BEGIN
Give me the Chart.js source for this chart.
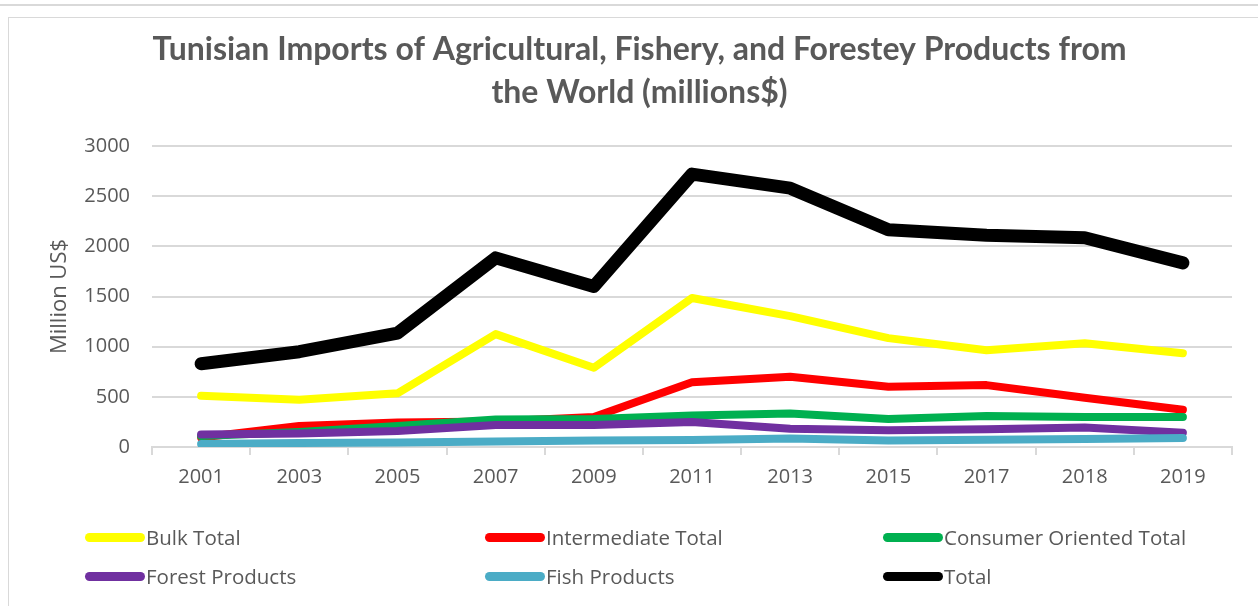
<!DOCTYPE html>
<html>
<head>
<meta charset="utf-8">
<script src="https://cdn.jsdelivr.net/npm/chart.js@4.4.1/dist/chart.umd.min.js"></script>
<style>
  html, body { margin: 0; padding: 0; background: #fff; }
  #wrap { position: relative; width: 1258px; height: 606px; overflow: hidden; }
  #topline { position: absolute; left: 0; top: 4px; width: 1258px; height: 0; border-top: 2px solid #d9d9d9; }
  #frame { position: absolute; left: 8px; top: 17px; width: 1300px; height: 700px; border: 1px solid #d9d9d9; }
  canvas { position: absolute; left: 0; top: 0; }
  #legend { position: absolute; left: 0; top: 0; width: 1258px; height: 606px; pointer-events: none; }
  .item { position: absolute; display: flex; align-items: center; font-family: 'Open Sans', sans-serif; font-size: 20.5px; color: #595959; }
  .swatch { width: 60px; height: 9px; border-radius: 5px; margin-right: 1px; }
</style>
</head>
<body>
<div id="wrap">
  <div id="topline"></div>
  <div id="frame"></div>
  <canvas id="chart" width="1258" height="606"></canvas>
  <div id="legend"></div>
</div>
<script>
// --- DATA ---
const years = ['2001', '2003', '2005', '2007', '2009', '2011', '2013', '2015', '2017', '2018', '2019'];
const bulkTotal = [510, 470, 535, 1125, 790, 1485, 1305, 1085, 965, 1035, 935];
const intermediateTotal = [95, 210, 245, 255, 300, 645, 700, 600, 617, 490, 372];
const consumerTotal = [110, 150, 210, 275, 280, 315, 333, 280, 310, 300, 300];
const forestProducts = [125, 135, 160, 220, 220, 250, 183, 167, 177, 195, 143];
const fishProducts = [30, 40, 45, 55, 65, 70, 85, 65, 72, 80, 90];
const total = [830, 950, 1135, 1885, 1600, 2720, 2580, 2165, 2110, 2085, 1835];
const yTicks = [0, 500, 1000, 1500, 2000, 2500, 3000];

const seriesNames = ['Bulk Total', 'Intermediate Total', 'Consumer Oriented Total', 'Forest Products', 'Fish Products', 'Total'];
const seriesColors = ['#ffff00', '#ff0000', '#00b050', '#7030a0', '#4bacc6', '#000000'];
const seriesValues = [bulkTotal, intermediateTotal, consumerTotal, forestProducts, fishProducts, total];

const GRAY = '#595959';

// --- CHART ---
const datasets = seriesNames.map((name, i) => ({
    label: name,
    data: seriesValues[i],
    borderColor: seriesColors[i],
    backgroundColor: seriesColors[i],
    borderWidth: name === 'Total' ? 13 : 8,
    borderCapStyle: 'round',
    borderJoinStyle: 'round',
    pointRadius: 0,
    tension: 0,
    order: name === 'Total' ? 0 : seriesNames.length - i
}));

new Chart(document.getElementById('chart'), {
    type: 'line',
    data: { labels: years, datasets: datasets },
    options: {
        responsive: false,
        animation: false,
        layout: { padding: { left: 47, right: 26, top: 20, bottom: 120 } },
        plugins: {
            legend: { display: false },
            tooltip: { enabled: false },
            title: {
                display: true,
                text: ['Tunisian Imports of Agricultural, Fishery, and Forestey Products from', 'the World (millions$)'],
                color: GRAY,
                font: { family: 'Lato', size: 32, weight: 'bold', lineHeight: 1.344 },
                padding: { top: 8.5, bottom: 31.5 }
            }
        },
        scales: {
            x: {
                offset: true,
                grid: { display: true, drawOnChartArea: false, offset: true, color: '#d9d9d9', lineWidth: 2, tickLength: 8 },
                border: { color: '#d9d9d9', width: 2 },
                ticks: { color: GRAY, font: { family: 'Open Sans', size: 20 }, padding: 10 },
                afterFit: (scale) => { scale.height = 39; }
            },
            y: {
                min: 0,
                max: 3000,
                afterBuildTicks: (scale) => { scale.ticks = yTicks.map(v => ({ value: v })); },
                grid: { color: '#d9d9d9', lineWidth: 2, drawTicks: false },
                border: { display: false },
                ticks: { color: GRAY, font: { family: 'Open Sans', size: 20 }, padding: 22, callback: (v) => String(v) },
                title: { display: true, text: 'Million US$', color: GRAY, font: { family: 'Open Sans', size: 22 }, padding: { top: 0, bottom: 8 } },
                afterFit: (scale) => { scale.width = 105; }
            }
        }
    }
});

// --- LEGEND (3 kolom x 2 baris) ---
const legend = document.getElementById('legend');
const colX = [85, 485, 883];
const rowY = [537, 576];
seriesNames.forEach((name, i) => {
    const item = document.createElement('div');
    item.className = 'item';
    item.style.left = colX[i % 3] + 'px';
    item.style.top = (rowY[Math.floor(i / 3)] - 14) + 'px';
    item.style.height = '28px';
    const sw = document.createElement('div');
    sw.className = 'swatch';
    sw.style.background = seriesColors[i];
    item.appendChild(sw);
    item.appendChild(document.createTextNode(name));
    legend.appendChild(item);
});
</script>
</body>
</html>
END
Problem details
Take the listing above and restate it word for word, without its pictures.

In response
Give me the Chart.js source for this chart.
<!DOCTYPE html>
<html>
<head>
<meta charset="utf-8">
<script src="https://cdn.jsdelivr.net/npm/chart.js@4.4.1/dist/chart.umd.min.js"></script>
<style>
  html, body { margin: 0; padding: 0; background: #fff; }
  #wrap { position: relative; width: 1258px; height: 606px; overflow: hidden; }
  #topline { position: absolute; left: 0; top: 4px; width: 1258px; height: 0; border-top: 2px solid #d9d9d9; }
  #frame { position: absolute; left: 8px; top: 17px; width: 1300px; height: 700px; border: 1px solid #d9d9d9; }
  canvas { position: absolute; left: 0; top: 0; }
  #legend { position: absolute; left: 0; top: 0; width: 1258px; height: 606px; pointer-events: none; }
  .item { position: absolute; display: flex; align-items: center; font-family: 'Open Sans', sans-serif; font-size: 20.5px; color: #595959; }
  .swatch { width: 60px; height: 9px; border-radius: 5px; margin-right: 1px; }
</style>
</head>
<body>
<div id="wrap">
  <div id="topline"></div>
  <div id="frame"></div>
  <canvas id="chart" width="1258" height="606"></canvas>
  <div id="legend"></div>
</div>
<script>
// --- DATA ---
const years = ['2001', '2003', '2005', '2007', '2009', '2011', '2013', '2015', '2017', '2018', '2019'];
const bulkTotal = [510, 470, 535, 1125, 790, 1485, 1305, 1085, 965, 1035, 935];
const intermediateTotal = [95, 210, 245, 255, 300, 645, 700, 600, 617, 490, 372];
const consumerTotal = [110, 150, 210, 275, 280, 315, 333, 280, 310, 300, 300];
const forestProducts = [125, 135, 160, 220, 220, 250, 183, 167, 177, 195, 143];
const fishProducts = [30, 40, 45, 55, 65, 70, 85, 65, 72, 80, 90];
const total = [830, 950, 1135, 1885, 1600, 2720, 2580, 2165, 2110, 2085, 1835];
const yTicks = [0, 500, 1000, 1500, 2000, 2500, 3000];

const seriesNames = ['Bulk Total', 'Intermediate Total', 'Consumer Oriented Total', 'Forest Products', 'Fish Products', 'Total'];
const seriesColors = ['#ffff00', '#ff0000', '#00b050', '#7030a0', '#4bacc6', '#000000'];
const seriesValues = [bulkTotal, intermediateTotal, consumerTotal, forestProducts, fishProducts, total];

const GRAY = '#595959';

// --- CHART ---
const datasets = seriesNames.map((name, i) => ({
    label: name,
    data: seriesValues[i],
    borderColor: seriesColors[i],
    backgroundColor: seriesColors[i],
    borderWidth: name === 'Total' ? 13 : 8,
    borderCapStyle: 'round',
    borderJoinStyle: 'round',
    pointRadius: 0,
    tension: 0,
    order: name === 'Total' ? 0 : seriesNames.length - i
}));

new Chart(document.getElementById('chart'), {
    type: 'line',
    data: { labels: years, datasets: datasets },
    options: {
        responsive: false,
        animation: false,
        layout: { padding: { left: 47, right: 26, top: 20, bottom: 120 } },
        plugins: {
            legend: { display: false },
            tooltip: { enabled: false },
            title: {
                display: true,
                text: ['Tunisian Imports of Agricultural, Fishery, and Forestey Products from', 'the World (millions$)'],
                color: GRAY,
                font: { family: 'Lato', size: 32, weight: 'bold', lineHeight: 1.344 },
                padding: { top: 8.5, bottom: 31.5 }
            }
        },
        scales: {
            x: {
                offset: true,
                grid: { display: true, drawOnChartArea: false, offset: true, color: '#d9d9d9', lineWidth: 2, tickLength: 8 },
                border: { color: '#d9d9d9', width: 2 },
                ticks: { color: GRAY, font: { family: 'Open Sans', size: 20 }, padding: 10 },
                afterFit: (scale) => { scale.height = 39; }
            },
            y: {
                min: 0,
                max: 3000,
                afterBuildTicks: (scale) => { scale.ticks = yTicks.map(v => ({ value: v })); },
                grid: { color: '#d9d9d9', lineWidth: 2, drawTicks: false },
                border: { display: false },
                ticks: { color: GRAY, font: { family: 'Open Sans', size: 20 }, padding: 22, callback: (v) => String(v) },
                title: { display: true, text: 'Million US$', color: GRAY, font: { family: 'Open Sans', size: 22 }, padding: { top: 0, bottom: 8 } },
                afterFit: (scale) => { scale.width = 105; }
            }
        }
    }
});

// --- LEGEND (3 kolom x 2 baris) ---
const legend = document.getElementById('legend');
const colX = [85, 485, 883];
const rowY = [537, 576];
seriesNames.forEach((name, i) => {
    const item = document.createElement('div');
    item.className = 'item';
    item.style.left = colX[i % 3] + 'px';
    item.style.top = (rowY[Math.floor(i / 3)] - 14) + 'px';
    item.style.height = '28px';
    const sw = document.createElement('div');
    sw.className = 'swatch';
    sw.style.background = seriesColors[i];
    item.appendChild(sw);
    item.appendChild(document.createTextNode(name));
    legend.appendChild(item);
});
</script>
</body>
</html>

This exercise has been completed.